SOURCE MATERIAL ::
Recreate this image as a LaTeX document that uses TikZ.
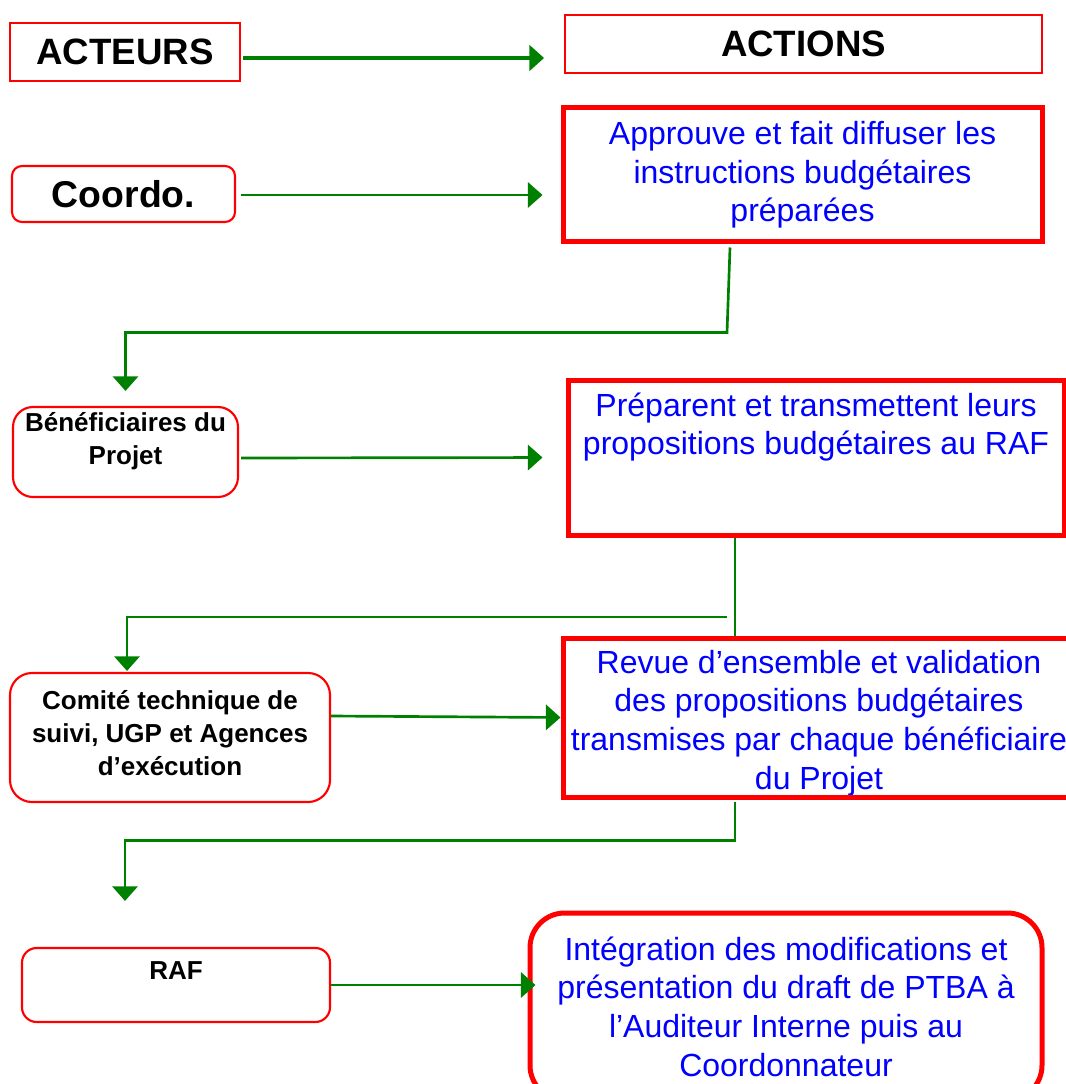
\documentclass[tikz,border=0pt]{standalone}
\usepackage{fontspec}
\setmainfont{Liberation Sans}
\usetikzlibrary{arrows.meta,calc}
\definecolor{fgreen}{RGB}{0,128,0}
\begin{document}
\begin{tikzpicture}[x=0.75pt,y=-0.75pt]
\tikzset{
 hdrbox/.style={draw=red, line width=1.4pt, inner sep=0pt, font=\bfseries\fontsize{27.5}{33}\selectfont},
 actorbox/.style={draw=red, line width=1.6pt, inner sep=0pt},
 actionbox/.style={draw=red, line width=3.75pt, inner sep=0pt},
 actortext/.style={font=\bfseries\fontsize{19.5}{24.75}\selectfont, align=center, inner sep=0pt},
 actiontext/.style={text=blue, font=\fontsize{24}{29}\selectfont, align=center, inner sep=0pt},
 flow/.style={draw=fgreen, line width=2pt},
 flowarrow/.style={flow, -{Triangle[length=11pt,width=19pt]}},
}
\clip (0,0) rectangle (1066,1084);
% separate texts
\node[actortext] (benef-t) at (125.5,441) {Bénéficiaires du\\Projet};
\node[actiontext] (act2-t) at (816,427) {Préparent et transmettent leurs\\propositions budgétaires au RAF};
\node[actiontext] (act3-t) at (819,723) {Revue d’ensemble et validation\\des propositions budgétaires\\transmises par chaque bénéficiaire\\du Projet};
\node[actortext] (raf-t) at (176,971) {RAF};
\node[actortext] (comite-t) at (170,733) {Comité technique de\\suivi, UGP et Agences\\d’exécution};
% boxes
\node[hdrbox, minimum width=172.5pt, minimum height=43.5pt] (acteurs) at (125,52) {ACTEURS};
\node[hdrbox, minimum width=357.75pt, minimum height=43.5pt] (actions) at (803.5,44) {ACTIONS};
\node[actionbox, actiontext, minimum width=359.25pt, minimum height=100.5pt] (act1) at (802.5,175) {Approuve et fait diffuser les\\instructions budgétaires\\préparées};
\node[actorbox, rounded corners=7.5pt, minimum width=167.25pt, minimum height=42pt, font=\bfseries\fontsize{28}{32}\selectfont] (coordo) at (123.5,194) {Coordo.};
\node[actorbox, rounded corners=15pt, minimum width=168.75pt, minimum height=67.5pt] (benef) at (125.5,452) {};
\node[actionbox, minimum width=372pt, minimum height=116.25pt] (act2) at (816,457.5) {};
\node[actorbox, rounded corners=16.5pt, minimum width=240pt, minimum height=96.75pt] (comite) at (170,737.5) {};
\node[actionbox, minimum width=381.75pt, minimum height=119.25pt] (act3) at (817.5,717.5) {};
\node[actorbox, rounded corners=11pt, minimum width=231pt, minimum height=55.5pt] (raf) at (176,985) {};
\node[actionbox, actiontext, rounded corners=26pt, minimum width=384pt, minimum height=140.25pt] (act4) at (786,1006.5) {Intégration des modifications et\\présentation du draft de PTBA à\\l’Auditeur Interne puis au\\Coordonnateur};
% connectors
\draw[flowarrow, line width=3pt, shorten >=15pt] ($(acteurs.east)+(2,6)$) -- ($(actions.west)+(0,14)$);
\draw[flowarrow, shorten >=13.5pt] ($(coordo.east)+(5,1)$) -- ($(act1.west)+(0,20)$);
\draw[flowarrow, shorten >=11.25pt] ($(act1.south)+(-72.5,3)$) -- ($(act1.south)+(-75.5,88)$) -| (benef.north);
\draw[flowarrow, shorten >=17.25pt] ($(benef.east)+(2,6)$) -- (act2.west);
\draw[flow] ($(act2.south)+(-81,0)$) -- ($(act3.north)+(-82.5,0)$);
\coordinate (h2) at (727,617);
\draw[flowarrow] (h2) -| ($(comite.north)+(-43,-1)$);
\draw[flowarrow] ($(comite.east)+(0,-21.5)$) -- (act3.west);
\draw[flowarrow] ($(act3.south)+(-82.5,2)$) -- ($(act3.south)+(-82.5,41)$) -| ($(raf.north)+(-51,-46)$);
\draw[flowarrow, shorten >=-6pt] (raf.east) -- (raf.east -| act4.west);
\end{tikzpicture}
\end{document}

INSTRUCTION ::
Transcribe each line above verbatim, with the pictures left out.

REPLY ::
Recreate this image as a LaTeX document that uses TikZ.
\documentclass[tikz,border=0pt]{standalone}
\usepackage{fontspec}
\setmainfont{Liberation Sans}
\usetikzlibrary{arrows.meta,calc}
\definecolor{fgreen}{RGB}{0,128,0}
\begin{document}
\begin{tikzpicture}[x=0.75pt,y=-0.75pt]
\tikzset{
 hdrbox/.style={draw=red, line width=1.4pt, inner sep=0pt, font=\bfseries\fontsize{27.5}{33}\selectfont},
 actorbox/.style={draw=red, line width=1.6pt, inner sep=0pt},
 actionbox/.style={draw=red, line width=3.75pt, inner sep=0pt},
 actortext/.style={font=\bfseries\fontsize{19.5}{24.75}\selectfont, align=center, inner sep=0pt},
 actiontext/.style={text=blue, font=\fontsize{24}{29}\selectfont, align=center, inner sep=0pt},
 flow/.style={draw=fgreen, line width=2pt},
 flowarrow/.style={flow, -{Triangle[length=11pt,width=19pt]}},
}
\clip (0,0) rectangle (1066,1084);
% separate texts
\node[actortext] (benef-t) at (125.5,441) {Bénéficiaires du\\Projet};
\node[actiontext] (act2-t) at (816,427) {Préparent et transmettent leurs\\propositions budgétaires au RAF};
\node[actiontext] (act3-t) at (819,723) {Revue d’ensemble et validation\\des propositions budgétaires\\transmises par chaque bénéficiaire\\du Projet};
\node[actortext] (raf-t) at (176,971) {RAF};
\node[actortext] (comite-t) at (170,733) {Comité technique de\\suivi, UGP et Agences\\d’exécution};
% boxes
\node[hdrbox, minimum width=172.5pt, minimum height=43.5pt] (acteurs) at (125,52) {ACTEURS};
\node[hdrbox, minimum width=357.75pt, minimum height=43.5pt] (actions) at (803.5,44) {ACTIONS};
\node[actionbox, actiontext, minimum width=359.25pt, minimum height=100.5pt] (act1) at (802.5,175) {Approuve et fait diffuser les\\instructions budgétaires\\préparées};
\node[actorbox, rounded corners=7.5pt, minimum width=167.25pt, minimum height=42pt, font=\bfseries\fontsize{28}{32}\selectfont] (coordo) at (123.5,194) {Coordo.};
\node[actorbox, rounded corners=15pt, minimum width=168.75pt, minimum height=67.5pt] (benef) at (125.5,452) {};
\node[actionbox, minimum width=372pt, minimum height=116.25pt] (act2) at (816,457.5) {};
\node[actorbox, rounded corners=16.5pt, minimum width=240pt, minimum height=96.75pt] (comite) at (170,737.5) {};
\node[actionbox, minimum width=381.75pt, minimum height=119.25pt] (act3) at (817.5,717.5) {};
\node[actorbox, rounded corners=11pt, minimum width=231pt, minimum height=55.5pt] (raf) at (176,985) {};
\node[actionbox, actiontext, rounded corners=26pt, minimum width=384pt, minimum height=140.25pt] (act4) at (786,1006.5) {Intégration des modifications et\\présentation du draft de PTBA à\\l’Auditeur Interne puis au\\Coordonnateur};
% connectors
\draw[flowarrow, line width=3pt, shorten >=15pt] ($(acteurs.east)+(2,6)$) -- ($(actions.west)+(0,14)$);
\draw[flowarrow, shorten >=13.5pt] ($(coordo.east)+(5,1)$) -- ($(act1.west)+(0,20)$);
\draw[flowarrow, shorten >=11.25pt] ($(act1.south)+(-72.5,3)$) -- ($(act1.south)+(-75.5,88)$) -| (benef.north);
\draw[flowarrow, shorten >=17.25pt] ($(benef.east)+(2,6)$) -- (act2.west);
\draw[flow] ($(act2.south)+(-81,0)$) -- ($(act3.north)+(-82.5,0)$);
\coordinate (h2) at (727,617);
\draw[flowarrow] (h2) -| ($(comite.north)+(-43,-1)$);
\draw[flowarrow] ($(comite.east)+(0,-21.5)$) -- (act3.west);
\draw[flowarrow] ($(act3.south)+(-82.5,2)$) -- ($(act3.south)+(-82.5,41)$) -| ($(raf.north)+(-51,-46)$);
\draw[flowarrow, shorten >=-6pt] (raf.east) -- (raf.east -| act4.west);
\end{tikzpicture}
\end{document}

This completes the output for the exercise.